Although today their tech is understandably dated, classic cars were genuine pioneers in their day. Lancia alone helped introduce features like unibody construction, independent suspension, and full electrical systems. Modern AWD systems have Audi to thank. Even hybrid vehicles are older than many realize—Porsche’s founder created a functioning one in 1900. But ‘hybrid’ didn’t always mean a gasoline-and-electric vehicle. And the Allard J2X MkIII is a faithful recreation of the classic hybrid definition.
The Allard J2: an influential British hybrid
The Allard Motor Company, Silodrome reports, didn’t make a lot of cars. From its founding in 1945 to its closing in 1958, less than 2000 cars left the British company’s doors. However, its vehicles, particularly the Allard J2, have inspired quite a few important modern sports cars.
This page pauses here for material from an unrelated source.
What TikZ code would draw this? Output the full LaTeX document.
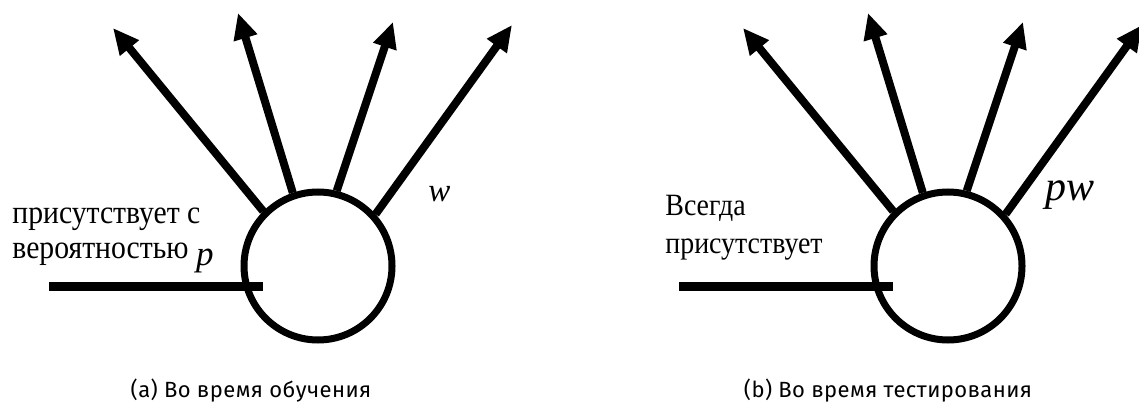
\documentclass[tikz,border=0pt]{standalone}
\usepackage{fontspec}
\setmainfont{Liberation Serif}
\newfontfamily\textlabelfont[FakeStretch=0.9]{Liberation Serif}
\newfontfamily\capfont[LetterSpace=2]{Fira Sans}
\usepackage{tikz}
\usetikzlibrary{arrows.meta}
\tikzset{
    neuron/.style={circle, draw, line width=3.5pt, minimum size=74pt, inner sep=0pt},
    synapse/.style={line width=4pt, -{Triangle[length=13pt, width=11.5pt]}},
    inputline/.style={line width=4.5pt},
    sidelabel/.style={align=left, inner sep=0pt, font=\textlabelfont\fontsize{16.5}{17.5}\selectfont},
    weightlabel/.style={inner sep=0pt, font=\itshape},
    caption/.style={inner sep=0pt, font=\capfont\fontsize{11}{13}\selectfont}
}

\begin{document}
\begin{tikzpicture}[x=0.5pt, y=-0.5pt]
    \useasboundingbox (0,0) rectangle (1139,406);

    % (a) training
    \begin{scope}[shift={(0,0)}]
        \node[neuron] (na) at (318,266) {};
        \foreach \ang/\tx/\ty [count=\k] in {135/113/28, 109/238/13, 76/393/22, 42/512/25} {
            \coordinate (ta\k) at (\tx,\ty);
            \draw[synapse] (na.\ang) -- (ta\k);
        }
        \coordinate (ina) at (49,286); \coordinate (enda) at (263,286);
        \draw[inputline] (ina) -- (enda);

        % base anchor sits on the last line
        \node[sidelabel, anchor=base west] (la) at (12,258)
            {присутствует с\\вероятностью \raisebox{-3.5pt}{\normalfont\fontsize{17.5}{17.5}\selectfont\itshape p}};
        \node[weightlabel, anchor=base west, font=\fontsize{16.5}{16.5}\selectfont\itshape] (wa) at (428,202) {w};
        \node[caption, anchor=base] (capa) at (251,397) {(a) Во время обучения};
    \end{scope}

    % (b) testing
    \begin{scope}[shift={(630,0)}]
        \node[neuron] (nb) at (318,266) {};
        \foreach \ang/\tx/\ty [count=\k] in {135/113/28, 109/238/13, 76/393/22, 42/512/25} {
            \coordinate (tb\k) at (\tx,\ty);
            \draw[synapse] (nb.\ang) -- (tb\k);
        }
        \coordinate (inb) at (49,286); \coordinate (endb) at (263,286);
        \draw[inputline] (inb) -- (endb);

        \node[sidelabel, anchor=base west, font=\textlabelfont\fontsize{15.5}{18.5}\selectfont] (lb) at (35,253)
            {Всегда\\присутствует};
        \node[weightlabel, anchor=base west, font=\fontsize{21}{21}\selectfont\itshape] (wb) at (415,201) {pw};
        \node[caption, anchor=base] (capb) at (258,397) {(b) Во время тестирования};
    \end{scope}
\end{tikzpicture}
\end{document}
First, a point of clarification. Although today ‘hybrid’ refers to a gasoline-electric vehicle, in the 1950s, the term also referred to a car with a European chassis and an American engine. Technically speaking, the Shelby Cobra was a hybrid. In fact, both Carroll Shelby and famed Corvette engineer Zora Arkus-Duntov raced Allard J2s. Company founder Sydney Allard raced several models as well, even beating Stirling Moss in the 1952 Monte Carlo Rally. It’s still the only time a company’s founder has won a race in their own company’s vehicle, Hagerty reports.
Without Allard, Mecum reports, Shelby wouldn’t be able to race in Europe and gain the clout necessary to start his company. And Zora’s experience at multiple Le Mans races, Hemmings reports, is what helped him design the first Corvette. Without the Allard J2, not only wouldn’t there be a Cobra or Corvette, there would be no Ford GT, Panoz Roadster, or Shelby Daytona.
Although Allard produced several models, Hagerty reports, the J2 and later J2X was arguably its most important. Like the J2, the J2X was a 2-seater, only even more stripped-down. It had aluminum body panels, weighed 2150 pounds, and could be built with one of several American-made V8s. The top-of-the-line engine was a 220-hp Cadillac V8. 0-60 time was quoted as 6.8 seconds, which Car and Driver reports was faster than the Ferrari 250GT California Spyder.
And, although the original company folded, you can still get a brand-new Allard J2X. Kind of.
The new Allard J2X MkIII
Canadian company Allard Motor Works’ J2X MkIII isn’t technically a replica in the way Pur Sang’s Bugattis are, Autocar reports. It’s actually considered a continuation, in the way Jaguar’s E-Type Lightweights and D-Types are. In fact, unlike Pur Sang’s cars, Allard Motor Works’ J2X MkIII is officially included in the Allard car registry.
Like the original, the rear-wheel-drive Allard J2X MkIII customer can pick from one of several GM and Mopar V8s. However, unlike the original’s, they’re all fuel-injected and emissions-compliant. They include the 6.2-liter supercharged LS3 V8, rated at 430 hp and 425 lb-ft, and the 426 Hemi, with 540 hp and 530 lb-ft. All these engines are linked to a 5-speed manual.
Unlike the original, the J2X MkIII has carbon-fiber body panels, though the chassis is still steel. The brakes have also been upgraded, to modern Wilwood discs, with the rears being inboard to reduce unsprung weight. The suspension is fully independent now, and the sports car also gets a limited-slip differential.
Allard Motor Works also updated the J2X design in a few other areas, the New York Times reports. The seats are adjustable, the pedal box and cabin are more spacious, and it has an actual trunk. The engines come with their factory warranties and can be serviced at their respective brand’s dealerships.
Autocar reports the Allard J2X MkIII “is enjoyable to drive.” The steering is precise, the modern tires grip well, and it even rides fairly comfortably. Jay Leno drove an earlier MkII version and was also impressed by the car’s fit, finish, and sense of fun.
Pricing and availability
Allard Motor Works’ J2X MkIII isn’t exactly cheap. Because it’s highly customizable, the sticker price is firmly ‘on request.’ However, Autocar reports a ‘base’ model will cost about $150,000. For that money, you could get about 2 Morgan Plus 4s, or a few 3-Wheelers.
However, compared to a classic Allard J2, it’s actually something of a bargain. Original models regularly sell for over $100,000 on Bring a Trailer. Hagerty estimates a ‘Concours-level’ example would fetch $329,000 at auction. RM Sotheby’s auctioned a 1953 J2X in 2018 at $280,000. And a 1-of-7 example of the later Allard JR, piloted by Arkus-Duntov at Le Mans, went for $605,000 in 2013.
But, if you get one, you can genuinely tell people you own a brand-new classic British hybrid.